Quand je vivais en Italie, un Français avec qui je parlais régulièrement dans le bus depuis six mois m’a demandé un jour où j’avais appris le français pour le parler aussi bien. Je ne sais toujours pas s’il ignorait qu’il y a en Suisse des gens qui ont le français pour langue maternelle, ou s’il ne pouvait pas s’imaginer que quelqu’un avec un nom comme le mien et mon accent puisse le parler depuis toujours. À Londres, j’ai donné une fois une longue interview à un grand journal économique d’audience internationale sur les élections en Suisse et mon nom n’a même pas été mentionné dans l’article. Bizarrement, les noms d’autres «experts», qui sonnaient plus suisses, sont eux apparus. Je suppose qu’une citation d’un Müller ou d’un Lüthi basé dans une université suisse faisait plus autorité que celles d’un Afonso du King’s College de Londres, où je travaillais alors.
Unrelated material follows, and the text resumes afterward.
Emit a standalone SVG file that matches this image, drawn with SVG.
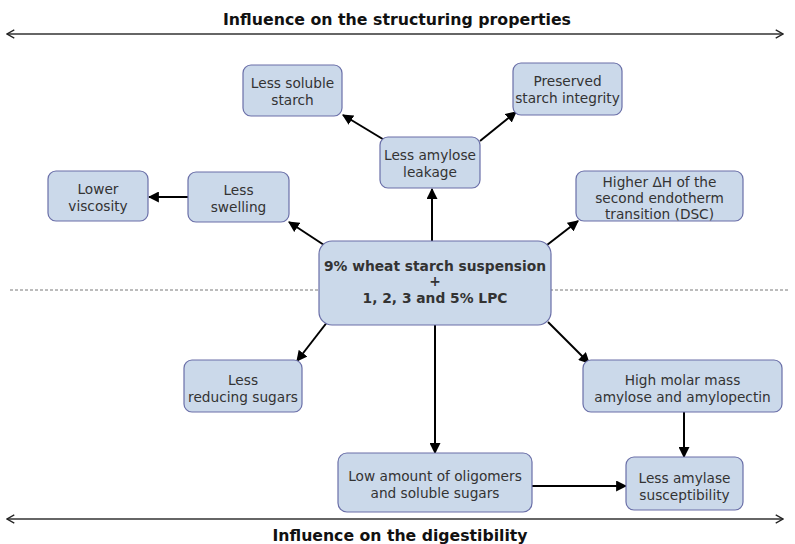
<svg xmlns="http://www.w3.org/2000/svg" width="795" height="544" viewBox="0 0 795 544">
<defs>
<style>
.box{fill:#cbd9ea;stroke:#6a6fa8;stroke-width:1.2}
.t{font-family:"DejaVu Sans",Verdana,sans-serif;font-size:13.7px;fill:#333;text-anchor:middle}
.tb{font-family:"DejaVu Sans",Verdana,sans-serif;font-size:13.8px;font-weight:bold;fill:#333;text-anchor:middle}
.c{stroke:#000;stroke-width:2;fill:none;marker-end:url(#ah)}
.h{font-family:"DejaVu Sans",Verdana,sans-serif;font-size:15.5px;font-weight:bold;fill:#111;text-anchor:middle}
</style>
<marker id="ah" viewBox="0 0 10 10" refX="9" refY="5" markerWidth="5.5" markerHeight="5.5" orient="auto"><path d="M0,0 L10,5 L0,10 z" fill="#000"/></marker>
<marker id="oa" viewBox="0 0 10 10" refX="9" refY="5" markerWidth="8" markerHeight="8" orient="auto-start-reverse"><path d="M2,1 L9,5 L2,9" fill="none" stroke="#222" stroke-width="1.2"/></marker>
</defs>
<rect width="795" height="544" fill="#fff"/>
<g id="frame">
<text class="h" x="397" y="25" textLength="348" lengthAdjust="spacingAndGlyphs">Influence on the structuring properties</text>
<line x1="7" y1="34" x2="783" y2="34" stroke="#333" stroke-width="1.3" marker-start="url(#oa)" marker-end="url(#oa)"/>
<line x1="10" y1="290" x2="790" y2="290" stroke="#555" stroke-width="0.8" stroke-dasharray="3,2"/>
<line x1="7" y1="519" x2="783" y2="519" stroke="#333" stroke-width="1.3" marker-start="url(#oa)" marker-end="url(#oa)"/>
<text class="h" x="400" y="541" textLength="255" lengthAdjust="spacingAndGlyphs">Influence on the digestibility</text>
</g>
<g id="connectors">
<line class="c" x1="324" y1="245" x2="289" y2="222"/>
<line class="c" x1="188" y1="197" x2="149" y2="197"/>
<line class="c" x1="432" y1="241" x2="432" y2="189"/>
<line class="c" x1="386" y1="141" x2="343" y2="115"/>
<line class="c" x1="480" y1="141" x2="516" y2="112"/>
<line class="c" x1="547" y1="245" x2="578" y2="221"/>
<line class="c" x1="328" y1="321" x2="297" y2="361"/>
<line class="c" x1="435" y1="325" x2="435" y2="453"/>
<line class="c" x1="548" y1="322" x2="589" y2="363"/>
<line class="c" x1="684" y1="412" x2="684" y2="457"/>
<line class="c" x1="532" y1="486" x2="626" y2="486"/>
</g>
<g id="n-soluble"><rect class="box" x="243" y="65" width="99" height="51" rx="8"/><text class="t" x="292.5" y="88">Less soluble</text><text class="t" x="292.5" y="105">starch</text></g>
<g id="n-preserved"><rect class="box" x="513" y="63" width="109" height="52" rx="8"/><text class="t" x="567.5" y="86">Preserved</text><text class="t" x="567.5" y="103">starch integrity</text></g>
<g id="n-leakage"><rect class="box" x="380" y="137" width="100" height="51" rx="8"/><text class="t" x="430" y="160">Less amylose</text><text class="t" x="430" y="177">leakage</text></g>
<g id="n-viscosity"><rect class="box" x="48" y="171" width="100" height="50" rx="8"/><text class="t" x="98" y="194">Lower</text><text class="t" x="98" y="211">viscosity</text></g>
<g id="n-swelling"><rect class="box" x="188" y="172" width="101" height="50" rx="8"/><text class="t" x="238.5" y="195">Less</text><text class="t" x="238.5" y="212">swelling</text></g>
<g id="n-dh"><rect class="box" x="576" y="171" width="167" height="50" rx="8"/><text class="t" x="659.5" y="187">Higher ΔH of the</text><text class="t" x="659.5" y="203">second endotherm</text><text class="t" x="659.5" y="219">transition (DSC)</text></g>
<g id="n-center"><rect class="box" x="319" y="241" width="232" height="84" rx="13"/><text class="tb" x="435" y="271">9% wheat starch suspension</text><text class="tb" x="435" y="286">+</text><text class="tb" x="435" y="303">1, 2, 3 and 5% LPC</text></g>
<g id="n-reducing"><rect class="box" x="184" y="360" width="118" height="52" rx="8"/><text class="t" x="243" y="385">Less</text><text class="t" x="243" y="402">reducing sugars</text></g>
<g id="n-molar"><rect class="box" x="583" y="360" width="199" height="52" rx="8"/><text class="t" x="682.5" y="385">High molar mass</text><text class="t" x="682.5" y="402">amylose and amylopectin</text></g>
<g id="n-oligomers"><rect class="box" x="338" y="453" width="194" height="59" rx="9"/><text class="t" x="435" y="481">Low amount of oligomers</text><text class="t" x="435" y="498">and soluble sugars</text></g>
<g id="n-amylase"><rect class="box" x="626" y="457" width="117" height="53" rx="8"/><text class="t" x="684.5" y="483">Less amylase</text><text class="t" x="684.5" y="500">susceptibility</text></g>
</svg>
C’est assez frustrant, parce que d’une certaine manière, j’ai travaillé beaucoup plus dur pour être suisse que pas mal de mes compatriotes. Je suis passé par la procédure de naturalisation et avant cela, j’ai été le premier conseiller communal étranger élu dans ma ville. J’ai appris les langues, l’histoire et la politique suisses mais quelque part, rien de tout cela ne me fera jamais «ressembler» à un Suisse, parce que les gens semblent avoir des compartiments rigides dans leurs têtes, dans lesquelles une personne doit entrer: un Suisse doit ressembler à ceci, un Suédois à cela. Ils associent un nom ou une couleur de peau à un stéréotype national particulier. Le problème, c’est que de nos jours, le nom ou l’apparence d’une personne ne dit pas grand-chose de ce qu’elle est.

Alexandre Afonso est professeur associé en politiques publiques à l’Université de Leiden, aux Pays-Bas.